Le présent article rend bien compte du respect des principes fondamentaux de la MTE, et ce, tant avec rigueur qu’avec flexibilité. En effet, la recherche a été menée de manière inductive, en laissant les données parler d’elles-mêmes et guider l’essentiel du processus analytique. La recension des écrits a d’abord été utilisée pour développer une conceptualisation préliminaire du concept de sentiment de filiation, conceptualisation qui était nécessaire afin d’élaborer une première version d’un canevas d’entrevue qui soit pertinent en fonction de l’objet d’étude et afin de diriger la sélection des participants dans le but d’atteindre une meilleure diversification et une représentativité sur le plan théorique (Guillemette & Luckerhoff, 2009; Luckerhoff & Guillemette, 2012).
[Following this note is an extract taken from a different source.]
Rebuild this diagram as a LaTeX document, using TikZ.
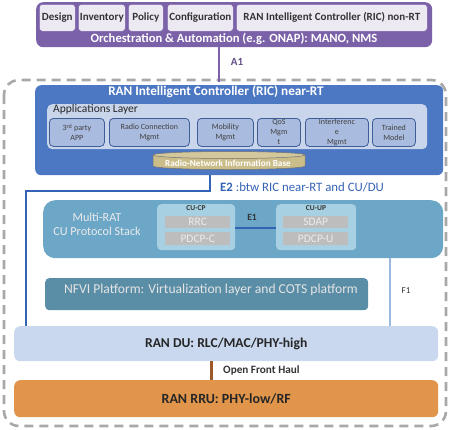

Par la suite, la poursuite de la recension des écrits tout au long du processus de collecte des données, d’analyse et de rédaction du rapport de recherche a permis de mettre ces derniers en dialogue avec les résultats de recherches antérieures (Guillemette & Luckerhoff, 2009), entre autres sur la parentalité adoptive et l’intégration d’un enfant adopté dans la famille. Finalement, les nombreux allers-retours entre la formulation de l’objectif de recherche, la réalisation de la recension des écrits, l’élaboration d’un cadre conceptuel, la collecte des données, l’analyse et la rédaction des chapitres de résultats ont permis d’assurer une cohérence à travers tout le processus de la recherche.